> [Stated task] List every line below containing "this".

> [Extracted records]
--
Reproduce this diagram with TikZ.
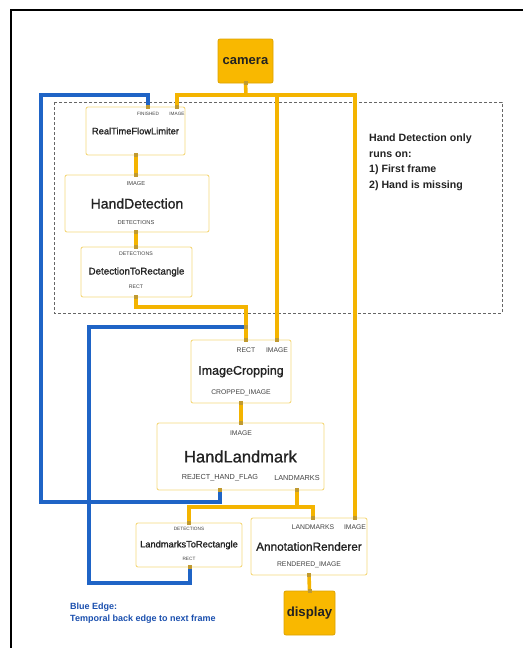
--
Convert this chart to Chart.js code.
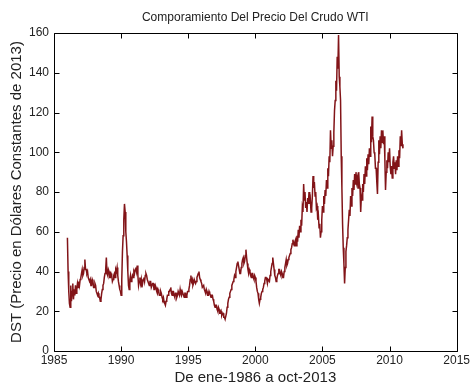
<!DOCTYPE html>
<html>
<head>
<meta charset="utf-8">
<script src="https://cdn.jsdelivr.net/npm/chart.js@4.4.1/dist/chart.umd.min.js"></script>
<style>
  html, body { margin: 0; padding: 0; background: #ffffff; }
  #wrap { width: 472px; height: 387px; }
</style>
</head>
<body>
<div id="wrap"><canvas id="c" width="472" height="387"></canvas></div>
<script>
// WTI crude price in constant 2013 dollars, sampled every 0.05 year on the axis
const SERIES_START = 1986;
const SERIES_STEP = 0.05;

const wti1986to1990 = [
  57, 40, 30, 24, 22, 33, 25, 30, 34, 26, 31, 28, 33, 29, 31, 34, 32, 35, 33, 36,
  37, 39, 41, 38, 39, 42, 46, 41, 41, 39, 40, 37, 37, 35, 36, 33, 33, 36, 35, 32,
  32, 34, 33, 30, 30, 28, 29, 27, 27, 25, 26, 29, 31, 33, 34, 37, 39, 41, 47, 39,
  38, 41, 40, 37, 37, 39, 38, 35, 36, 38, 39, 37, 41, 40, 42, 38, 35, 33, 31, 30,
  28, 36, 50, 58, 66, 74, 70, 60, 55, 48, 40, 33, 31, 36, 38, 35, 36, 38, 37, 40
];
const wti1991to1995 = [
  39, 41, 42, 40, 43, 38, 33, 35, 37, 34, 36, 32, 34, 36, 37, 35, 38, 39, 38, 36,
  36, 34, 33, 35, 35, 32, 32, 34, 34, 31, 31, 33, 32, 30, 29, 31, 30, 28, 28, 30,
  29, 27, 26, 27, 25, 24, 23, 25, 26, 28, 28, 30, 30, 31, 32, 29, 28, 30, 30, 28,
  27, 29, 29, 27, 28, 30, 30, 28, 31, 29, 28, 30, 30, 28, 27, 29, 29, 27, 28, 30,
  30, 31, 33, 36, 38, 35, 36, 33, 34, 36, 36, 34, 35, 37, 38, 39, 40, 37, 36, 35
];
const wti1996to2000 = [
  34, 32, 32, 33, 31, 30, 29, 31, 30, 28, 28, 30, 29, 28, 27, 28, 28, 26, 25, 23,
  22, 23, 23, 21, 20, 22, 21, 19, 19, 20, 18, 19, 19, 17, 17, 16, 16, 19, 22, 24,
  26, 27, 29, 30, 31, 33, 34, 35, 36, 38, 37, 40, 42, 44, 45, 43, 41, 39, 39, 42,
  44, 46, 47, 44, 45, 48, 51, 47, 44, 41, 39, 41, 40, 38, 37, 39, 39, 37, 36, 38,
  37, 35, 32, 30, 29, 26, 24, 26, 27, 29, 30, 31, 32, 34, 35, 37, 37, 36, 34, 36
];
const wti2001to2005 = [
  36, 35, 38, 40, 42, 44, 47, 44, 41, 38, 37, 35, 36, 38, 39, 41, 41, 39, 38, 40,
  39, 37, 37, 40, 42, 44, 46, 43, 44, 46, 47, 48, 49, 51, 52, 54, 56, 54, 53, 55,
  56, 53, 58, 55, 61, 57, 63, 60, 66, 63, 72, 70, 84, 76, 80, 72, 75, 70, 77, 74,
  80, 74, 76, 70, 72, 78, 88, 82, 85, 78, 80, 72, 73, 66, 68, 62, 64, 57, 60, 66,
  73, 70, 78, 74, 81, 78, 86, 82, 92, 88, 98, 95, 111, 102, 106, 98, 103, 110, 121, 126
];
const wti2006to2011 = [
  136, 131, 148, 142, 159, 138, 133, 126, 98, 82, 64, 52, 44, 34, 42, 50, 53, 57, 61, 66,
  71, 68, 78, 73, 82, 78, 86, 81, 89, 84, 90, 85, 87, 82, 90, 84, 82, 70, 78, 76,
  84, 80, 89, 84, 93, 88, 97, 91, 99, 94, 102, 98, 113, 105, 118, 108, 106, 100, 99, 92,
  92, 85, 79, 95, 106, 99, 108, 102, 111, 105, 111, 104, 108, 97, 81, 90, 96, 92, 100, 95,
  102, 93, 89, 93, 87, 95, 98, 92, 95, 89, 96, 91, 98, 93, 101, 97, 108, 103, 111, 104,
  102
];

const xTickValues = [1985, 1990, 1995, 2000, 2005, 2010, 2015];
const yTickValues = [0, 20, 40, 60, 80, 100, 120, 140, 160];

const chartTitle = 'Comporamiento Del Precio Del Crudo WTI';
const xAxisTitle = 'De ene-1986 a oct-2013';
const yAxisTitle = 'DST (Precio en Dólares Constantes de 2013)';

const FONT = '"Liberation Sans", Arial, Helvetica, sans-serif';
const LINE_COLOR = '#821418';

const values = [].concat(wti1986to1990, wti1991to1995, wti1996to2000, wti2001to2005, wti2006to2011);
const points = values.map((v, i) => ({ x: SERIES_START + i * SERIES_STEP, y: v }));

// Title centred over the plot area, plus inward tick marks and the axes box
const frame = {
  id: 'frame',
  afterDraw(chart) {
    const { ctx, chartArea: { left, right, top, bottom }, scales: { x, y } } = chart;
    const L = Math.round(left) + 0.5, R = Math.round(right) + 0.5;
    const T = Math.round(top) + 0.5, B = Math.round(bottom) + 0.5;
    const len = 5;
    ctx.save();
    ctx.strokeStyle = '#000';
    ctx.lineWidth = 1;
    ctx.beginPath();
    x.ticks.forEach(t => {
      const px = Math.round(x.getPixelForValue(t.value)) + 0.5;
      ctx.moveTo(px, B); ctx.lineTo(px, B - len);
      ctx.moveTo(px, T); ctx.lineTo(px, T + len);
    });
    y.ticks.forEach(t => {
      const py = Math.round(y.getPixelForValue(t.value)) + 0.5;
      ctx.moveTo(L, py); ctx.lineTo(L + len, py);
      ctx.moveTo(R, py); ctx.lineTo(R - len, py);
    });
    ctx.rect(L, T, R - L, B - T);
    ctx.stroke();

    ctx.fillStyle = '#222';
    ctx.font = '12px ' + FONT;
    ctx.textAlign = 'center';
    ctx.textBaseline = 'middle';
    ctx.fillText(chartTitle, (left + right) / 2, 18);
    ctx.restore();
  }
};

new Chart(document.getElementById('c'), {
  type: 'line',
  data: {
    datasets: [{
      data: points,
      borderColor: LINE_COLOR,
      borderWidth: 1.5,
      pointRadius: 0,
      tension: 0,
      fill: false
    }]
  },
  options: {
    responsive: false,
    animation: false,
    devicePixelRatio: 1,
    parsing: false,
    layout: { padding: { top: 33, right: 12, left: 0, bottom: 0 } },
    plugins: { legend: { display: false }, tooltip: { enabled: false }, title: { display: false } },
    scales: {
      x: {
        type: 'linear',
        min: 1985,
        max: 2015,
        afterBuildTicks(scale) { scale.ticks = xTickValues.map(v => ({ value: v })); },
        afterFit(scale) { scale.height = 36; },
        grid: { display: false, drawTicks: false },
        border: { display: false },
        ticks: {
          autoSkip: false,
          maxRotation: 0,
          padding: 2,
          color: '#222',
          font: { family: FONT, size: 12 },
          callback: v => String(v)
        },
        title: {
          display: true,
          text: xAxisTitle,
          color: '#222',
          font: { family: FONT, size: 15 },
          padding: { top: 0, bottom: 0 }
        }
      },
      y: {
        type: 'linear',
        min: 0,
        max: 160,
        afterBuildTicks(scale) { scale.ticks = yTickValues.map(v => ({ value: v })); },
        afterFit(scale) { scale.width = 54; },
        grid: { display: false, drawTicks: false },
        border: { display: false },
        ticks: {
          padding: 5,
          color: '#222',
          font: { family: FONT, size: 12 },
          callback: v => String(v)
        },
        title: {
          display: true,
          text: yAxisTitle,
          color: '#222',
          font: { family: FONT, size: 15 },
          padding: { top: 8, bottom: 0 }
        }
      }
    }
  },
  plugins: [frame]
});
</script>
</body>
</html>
--
> [Reply]
Reproduce this diagram with TikZ.
Convert this chart to Chart.js code.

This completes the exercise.